= Stephen Bosustow =

American film producer

Stephen Reginald Bosustow (November 6, 1911 in Victoria, British Columbia – July 4, 1981) was a Canadian-born American film producer from 1943 until his retirement in 1979. He was one of the founders of United Productions of America (UPA) and produced nearly 600 cartoon and live-action shorts. He is chiefly remembered for producing a string of Mr. Magoo and Gerald McBoing-Boing cartoons in the 1950s, three of which earned Academy Awards. He is the only film producer in history who received all the Oscar nominations in one category (1956), guaranteeing him the winning Oscar. Magoo's Puddle Jumper was the eventual winner.

==Biography==
Bosustow began his animation career in the early 1930s working for the Ub Iwerks and Walter Lantz studios before joining Walt Disney Productions in 1934 as an animator and writer. He left Disney during the 1941 Disney animators' strike and joined Hughes Aircraft as an illustrator. He co-founded the Industrial Film and Poster Service in 1943 which evolved into UPA. Between 1949 and 1957, he received thirteen Oscar nominations.
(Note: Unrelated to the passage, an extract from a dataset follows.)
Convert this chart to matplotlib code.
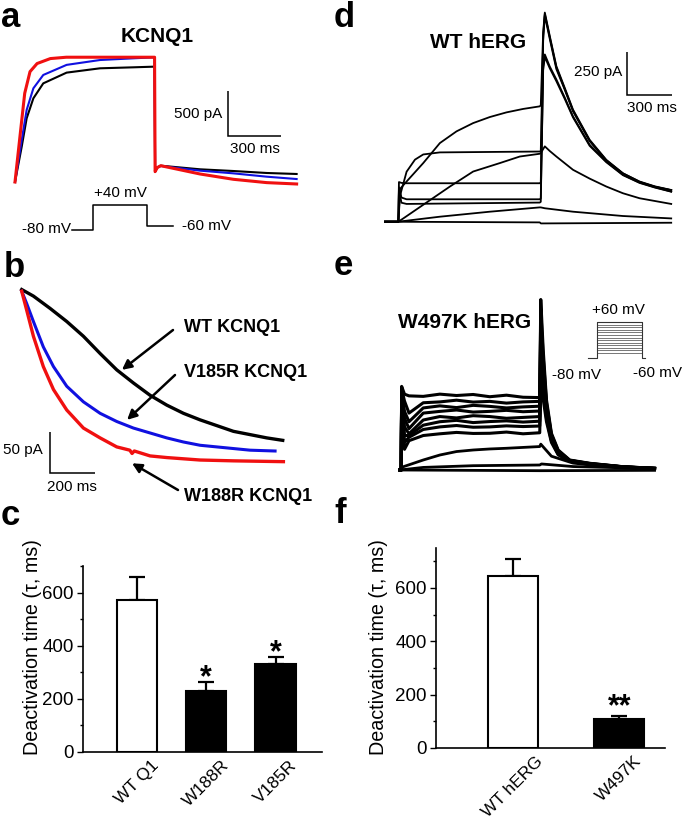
import matplotlib
matplotlib.use("Agg")
import matplotlib.pyplot as plt

plt.rcParams["font.family"] = ["Liberation Sans", "DejaVu Sans"]

# ---- panel a: KCNQ1 currents (ms, pA) ----
a_black_t = [0, 38, 66, 104, 160, 292, 481, 670, 783, 790, 793, 805, 825, 1047, 1236, 1425, 1594]
a_black_i = [0, 392, 707, 929, 1095, 1214, 1262, 1273, 1280, 1282, 115, 160, 181, 141, 122, 100, 89]
a_blue_t = [0, 38, 66, 104, 160, 292, 481, 670, 790, 793, 805, 825, 1047, 1236, 1425, 1594]
a_blue_i = [0, 466, 800, 1040, 1188, 1300, 1354, 1373, 1384, 115, 160, 178, 126, 96, 59, 33]
a_red_t = [0, 30, 55, 85, 125, 200, 290, 790, 793, 805, 825, 1047, 1236, 1425, 1594]
a_red_i = [0, 540, 985, 1225, 1315, 1370, 1385, 1385, 115, 160, 181, 89, 30, -7, -22]
prot_a_t = [0, 210, 210, 750, 750, 1010]
prot_a_v = [-80, -80, 40, 40, -60, -60]

# ---- panel b: deactivation (ms, pA) ----
b_black_t = [0, 52, 126, 200, 274, 348, 422, 496, 570, 644, 718, 792, 866, 940, 1014, 1088, 1159]
b_black_i = [212, 204, 189, 173, 155, 134, 114, 98, 83, 71, 61, 53, 46, 39, 35, 31, 28]
b_blue_t = [0, 22, 52, 96, 141, 200, 274, 348, 422, 496, 570, 644, 718, 792, 866, 940, 1014, 1125]
b_blue_i = [210, 195, 173, 142, 118, 94, 75, 61, 51, 43, 37, 31, 26, 22, 20, 18, 16, 15]
b_red_t = [0, 22, 52, 96, 141, 200, 274, 348, 422, 480, 490, 500, 570, 644, 792, 940, 1162]
b_red_i = [210, 187, 155, 118, 90, 65, 43, 31, 20, 16, 12, 15, 9, 7, 4, 3, 2]

# ---- panel d: WT hERG family (ms, pA) ----
d_traces = [
    ([0, 89, 100, 144, 255, 366, 477, 588, 699, 810, 921, 1032, 1039, 1055, 1066, 1099, 1143, 1199, 1254, 1365, 1476, 1587, 1698, 1800, 1909],
     [0, 0, 190, 233, 340, 456, 524, 572, 607, 634, 654, 669, 675, 1100, 1213, 1077, 902, 776, 650, 475, 359, 281, 233, 205, 184]),
    ([0, 89, 100, 144, 200, 255, 366, 1032, 1039, 1055, 1066, 1099, 1143, 1199, 1254, 1365, 1476, 1587, 1698, 1800, 1909],
     [0, 0, 150, 290, 360, 390, 402, 407, 410, 1050, 1195, 1060, 885, 765, 640, 468, 354, 278, 230, 202, 182]),
    ([0, 89, 93, 110, 144, 1032, 1039, 1055, 1066, 1099, 1143, 1199, 1254, 1365, 1476, 1587, 1698, 1800, 1909],
     [0, 0, 230, 225, 223, 223, 225, 1080, 1205, 1070, 895, 770, 645, 470, 356, 280, 231, 203, 183]),
    ([0, 89, 93, 110, 144, 1032, 1039, 1055, 1066, 1099, 1143, 1199, 1254, 1365, 1476, 1587, 1698, 1800, 1909],
     [0, 0, 200, 140, 130, 130, 135, 900, 970, 900, 825, 720, 611, 446, 349, 272, 227, 200, 175]),
    ([0, 89, 93, 110, 144, 1032, 1039, 1055, 1066, 1099, 1143, 1199, 1254, 1365, 1476, 1587, 1698, 1800, 1909],
     [0, 0, 180, 110, 103, 111, 115, 880, 955, 890, 815, 712, 605, 440, 345, 270, 225, 198, 174]),
    ([0, 89, 122, 433, 588, 766, 899, 1032, 1039, 1066, 1099, 1143, 1254, 1365, 1476, 1587, 1698, 1909],
     [0, 0, 19, 204, 291, 340, 378, 394, 398, 437, 410, 378, 301, 250, 204, 165, 136, 103]),
    ([0, 89, 366, 699, 1032, 1039, 1066, 1254, 1587, 1909],
     [0, 0, 29, 58, 83, 83, 78, 58, 33, 19]),
    ([0, 1032, 1040, 1909],
     [0, -4, -10, -6]),
]

# ---- panel e: W497K hERG family (ms, pA) ----
e_hi_t = [0, 8, 11, 30, 60, 155, 266, 377, 488, 599, 710, 821, 932, 939, 955, 977, 1010, 1055, 1132, 1265, 1487, 1698]
e_hi_i = [
    [0, 0, 485, 440, 430, 427, 440, 432, 438, 425, 434, 422, 420, 989, 700, 407, 213, 116, 58, 39, 19, 10],
    [0, 0, 470, 400, 330, 390, 395, 405, 394, 398, 388, 395, 398, 930, 660, 390, 205, 112, 56, 38, 19, 10],
    [0, 0, 460, 340, 280, 360, 372, 362, 375, 369, 360, 366, 370, 870, 620, 372, 198, 108, 55, 37, 18, 10],
    [0, 0, 450, 300, 240, 330, 340, 348, 336, 340, 346, 338, 342, 800, 580, 355, 190, 104, 54, 36, 18, 9],
    [0, 0, 440, 250, 210, 290, 310, 302, 315, 310, 300, 305, 310, 720, 540, 335, 182, 100, 53, 35, 18, 9],
    [0, 0, 430, 200, 200, 260, 280, 288, 275, 281, 285, 278, 283, 640, 500, 318, 175, 96, 52, 34, 17, 9],
    [0, 0, 420, 160, 190, 235, 250, 258, 248, 250, 256, 252, 255, 560, 460, 300, 168, 92, 51, 33, 17, 9],
    [0, 0, 400, 120, 170, 200, 210, 218, 212, 213, 220, 210, 216, 470, 410, 280, 160, 88, 50, 32, 16, 8],
]
e_lo_traces = [
    ([0, 22, 155, 266, 377, 488, 599, 710, 843, 932, 939, 1010, 1154, 1376, 1698],
     [0, 19, 58, 87, 107, 116, 122, 126, 132, 136, 150, 80, 40, 20, 10]),
    ([0, 155, 488, 932, 944, 1154, 1698],
     [0, 15, 25, 29, 35, 20, 8]),
    ([0, 932, 1698],
     [0, -4, -2]),
]
prot_e_levels = [-60, -50, -40, -30, -20, -10, 0, 10, 20, 30, 40, 50, 60]
prot_e_t = [0, 90, 540, 570]

# ---- bar charts ----
c_labels = ["WT Q1", "W188R", "V185R"]
c_mean = [572, 229, 331]
c_err = [88, 35, 27]
c_fill = ["white", "black", "black"]
c_stars = ["", "*", "*"]

f_labels = ["WT hERG", "W497K"]
f_mean = [646, 110]
f_err = [64, 9]
f_fill = ["white", "black"]
f_stars = ["", "**"]

W, H = 685, 819
fig = plt.figure(figsize=(W / 100, H / 100), dpi=100)


def fbox(x0, y0, x1, y1):
    return [x0 / W, 1 - y1 / H, (x1 - x0) / W, (y1 - y0) / H]


def ftext(x, y, s, **kw):
    fig.text(x / W, 1 - y / H, s, **kw)


def trace_axes(box, origin, xs, ys):
    ax = fig.add_axes(fbox(*box))
    ax.set_xlim((box[0] - origin[0]) * xs, (box[2] - origin[0]) * xs)
    ax.set_ylim((origin[1] - box[3]) * ys, (origin[1] - box[1]) * ys)
    ax.set_axis_off()
    return ax


def scalebar(ax, t0, i0, dt, di):
    ax.plot([t0, t0, t0 + dt], [i0 + di, i0, i0], color="black", lw=1.1,
            solid_joinstyle="miter", solid_capstyle="butt")


LBL = dict(fontsize=11)
BOLD = dict(fontsize=13, fontweight="bold")

# panel a
ax = trace_axes((0, 0, 340, 250), (15, 182), 5.66, 11.1)
ax.plot(a_black_t, a_black_i, color="black", lw=1.5)
ax.plot(a_blue_t, a_blue_i, color="#1010e0", lw=1.5)
ax.plot(a_red_t, a_red_i, color="#f01010", lw=2.2)
scalebar(ax, 1206, 511, 300, 500)
ftext(222, 114, "500 pA", ha="right", va="center", **LBL)
ftext(255, 149, "300 ms", ha="center", va="center", **LBL)
ftext(157, 37, "KCNQ1", ha="center", va="center", fontsize=15, fontweight="bold")
axp = trace_axes((60, 195, 190, 240), (72, 213.3), 10, 4.8)
axp.plot(prot_a_t, prot_a_v, color="black", lw=1.1)
ftext(71, 229, "-80 mV", ha="right", va="center", **LBL)
ftext(120, 193, "+40 mV", ha="center", va="center", **LBL)
ftext(182, 226, "-60 mV", ha="left", va="center", **LBL)

# panel b
ax = trace_axes((0, 250, 340, 500), (21.7, 463.3), 4.44, 1.22)
ax.plot(b_black_t, b_black_i, color="black", lw=2.4)
ax.plot(b_blue_t, b_blue_i, color="#1010e0", lw=2.2)
ax.plot(b_red_t, b_red_i, color="#f01010", lw=2.4)
scalebar(ax, 126, -11.8, 200, 50)
ftext(43, 450, "50 pA", ha="right", va="center", **LBL)
ftext(72, 487, "200 ms", ha="center", va="center", **LBL)
arrow = dict(arrowstyle="-|>", color="black", lw=1.8, mutation_scale=14,
             shrinkA=0, shrinkB=0)
for tip, tail, text, ty in [((445, 114), (173, 330), "WT KCNQ1", 328),
                            ((468, 53), (175, 375), "V185R KCNQ1", 373),
                            ((490, 0), (178, 490), "W188R KCNQ1", 497)]:
    ax.annotate("", xy=tip, xytext=(tail[0] / W, 1 - tail[1] / H),
                textcoords="figure fraction", arrowprops=arrow)
    ftext(184, ty, text, ha="left", va="center", **BOLD)

# panel d
ax = trace_axes((340, 0, 685, 250), (385, 221.7), 6.67, 5.8)
for t, i in d_traces:
    ax.plot(t, i, color="black", lw=1.3)
scalebar(ax, 1614, 735, 300, 250)
ftext(622, 72, "250 pA", ha="right", va="center", **LBL)
ftext(652, 108, "300 ms", ha="center", va="center", **LBL)
ftext(478, 42, "WT hERG", ha="center", va="center", fontsize=15, fontweight="bold")

# panel e
ax = trace_axes((340, 250, 685, 500), (400, 470), 6.67, 5.8)
for i in e_hi_i:
    ax.plot(e_hi_t, i, color="black", lw=2.2)
for t, i in e_lo_traces:
    ax.plot(t, i, color="black", lw=2.0)
ftext(465, 323, "W497K hERG", ha="center", va="center", fontsize=15, fontweight="bold")
axp = trace_axes((580, 312, 650, 362), (588, 337.5), 10, 3.9)
for v in prot_e_levels:
    axp.plot([prot_e_t[1], prot_e_t[2]], [v, v], color="#777777", lw=0.7)
axp.plot([prot_e_t[0], prot_e_t[1], prot_e_t[1], prot_e_t[2], prot_e_t[2], prot_e_t[3]],
         [-80, -80, prot_e_levels[-1], prot_e_levels[-1], -80, -80], color="#333333", lw=0.8)
ftext(618, 310, "+60 mV", ha="center", va="center", **LBL)
ftext(552, 375, "-80 mV", ha="left", va="center", **LBL)
ftext(633, 373, "-60 mV", ha="left", va="center", **LBL)


def bar_panel(box, labels, mean, err, fill, stars, xlim, ylim, width, star_dy):
    ax = fig.add_axes(fbox(*box))
    x = list(range(1, len(labels) + 1))
    ax.bar(x, mean, width=width, color=fill, edgecolor="black", linewidth=1.5, zorder=3)
    ax.errorbar(x, mean, yerr=[[0] * len(err), err], fmt="none", ecolor="black",
                elinewidth=1.6, capsize=6, capthick=1.6, zorder=2)
    for xi, m, e, s in zip(x, mean, err, stars):
        if s:
            ax.annotate(s, xy=(xi, m + e), xytext=(0, star_dy), textcoords="offset points",
                        ha="center", va="baseline", fontsize=22, fontweight="bold")
    ax.set_xlim(*xlim)
    ax.set_ylim(*ylim)
    ax.set_xticks(x)
    ax.set_xticklabels(labels, rotation=45, fontsize=12.5)
    ax.tick_params(axis="x", length=0, pad=4)
    ax.set_yticks([0, 200, 400, 600])
    ax.set_yticks([100, 300, 500, 700], minor=True)
    ax.tick_params(axis="y", which="major", direction="out", length=4.5, width=1, pad=2,
                   labelsize=13.5)
    ax.tick_params(axis="y", which="minor", direction="out", length=2.5, width=1)
    for s in ("top", "right"):
        ax.spines[s].set_visible(False)
    for s in ("left", "bottom"):
        ax.spines[s].set_linewidth(1.2)
    return ax


bar_panel((83, 566, 322, 752), c_labels, c_mean, c_err, c_fill, c_stars,
          (0.22, 3.67), (0, 700), 0.58, -3)
ftext(33, 647, "Deactivation time (τ, ms)", rotation=90, ha="center", va="center",
      fontsize=14.2)
bar_panel((436, 548, 665, 748), f_labels, f_mean, f_err, f_fill, f_stars,
          (0.277, 2.43), (0, 750), 0.47, 1)
ftext(379, 647, "Deactivation time (τ, ms)", rotation=90, ha="center", va="center",
      fontsize=14.2)

# panel letters
for x, y, s in [(1, 27, "a"), (4, 277, "b"), (1, 525, "c"),
                (334, 27, "d"), (334, 275, "e"), (334, 523, "f")]:
    ftext(x, y, s, ha="left", va="baseline", fontsize=25, fontweight="bold")

fig.savefig("out.png", dpi=100)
In 1963, Bosustow Entertainment was established and his son, Nick Bosustow, produced the 1983 Emmy Award winner for CBS-TV, Wrong Way Kid, starring Dick Van Dyke. Also in 1963, Bosustow formed a subsidiary for animated commercials in Hong Kong with his son Tee Bosustow. In 1968, he partnered with Nick to form Stephen Bosustow Productions, which produced films for theaters including the Oscar-winner Is It Always Right to Be Right? (1971), an Academy Award-nominated animated film Legend of John Henry (1974), as well as Sesame Street and CBS-TV after school specials.

Stephen Bosustow died of pneumonia July 4, 1981 at the age of 69. Four years later, his son Nick closed down the studio.

==Personal life==
Bosustow had two sons, Nick and Tee. Tee Bosustow died in 2018 and Nick Bosustow died in 2022.

The name Bosustow is Cornish, meaning "dwelling of Ustoc" in the Cornish language.